Mary Maples Dunn, acting dean of the Institute, said she will leave it to the first permanently-appointed dean to choose the first Murray professor.

The Murray professorship is not bound by criteria for any specific academic field, but instead will be appointed by the Dean of Radcliffe.

"The dean will have to decide what field [the professor will be from]. The Murrays have not said they have an interest in one subject over another," Dunn said. "Once we have an [academic] field, we have to explore the possibilities. One asks, who are the best people in the area?"

Dunn said the first Murray professor will probably begin tenure in the fall of 2001.

Murray's gift is the first donation to qualify for the matching monies from Harvard since the matching gift fund got up and running on Oct. 1. The fund, with $30 million for matching large gifts, was a component of the $150 million Harvard gave Radcliffe in the schools' merger agreement.

Only donations that fund half a fellowship or five-year professor appointment, which cost $750,000 and $1.5 million respectively, qualify for the matching funds from Harvard.

Suzanne Murray, in whose honor the chair is named, took part in the merger negotiations with Harvard and was one of the only trustees to attend last April's announcement of Harvard and Radcliffe's intention to merge.

Terrence Murray said in a press release that he hoped the professorship would encourage intellectuals to conduct research in Radcliffe's unique environment.

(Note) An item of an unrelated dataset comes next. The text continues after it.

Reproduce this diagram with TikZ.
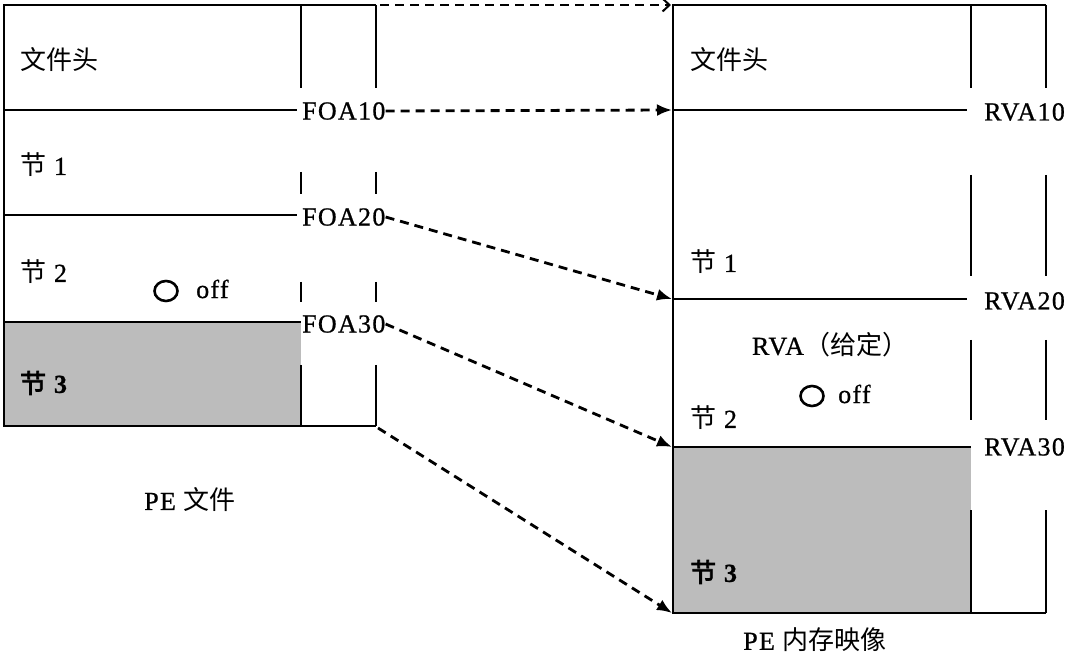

"In its new incarnation, Radcliffe will become a hub of cutting-edge scholarship and research and, I believe, the source of many solutions to challenges facing the world," Murray said.

Dunn said the Murray gift indicates strong support for Radcliffe as it sorts out what its goals and initiatives will be post-merger.

"A very significant donation has come in and it symbolizes a special kind of confidence and optimism in the Radcliffe Institute," Dunn said. " It's carrying this wonderful weight of approval and optimism."

Dunn has been crisscrossing the country in recent months, meeting with Radcliffe alumnae groups in various states, including New York, Washington D.C. and Chicago.

She said the tour is not to solicit donations for the seven-year, $100 million Radcliffe capital campaign, scheduled to end in June of this year. Instead, Dunn said she's been explaining the implications and nitty-gritty details of the merger.

"This round of visits is really to talk to alums about the changes [in Radcliffe], to answer their questions so that the first dean will be able to concentrate on talking about the present and future...and not have to be so concerned that everyone understand what we're doing," Dunn said.

Dunn will meet with the Radcliffe Club of Boston Jan. 27.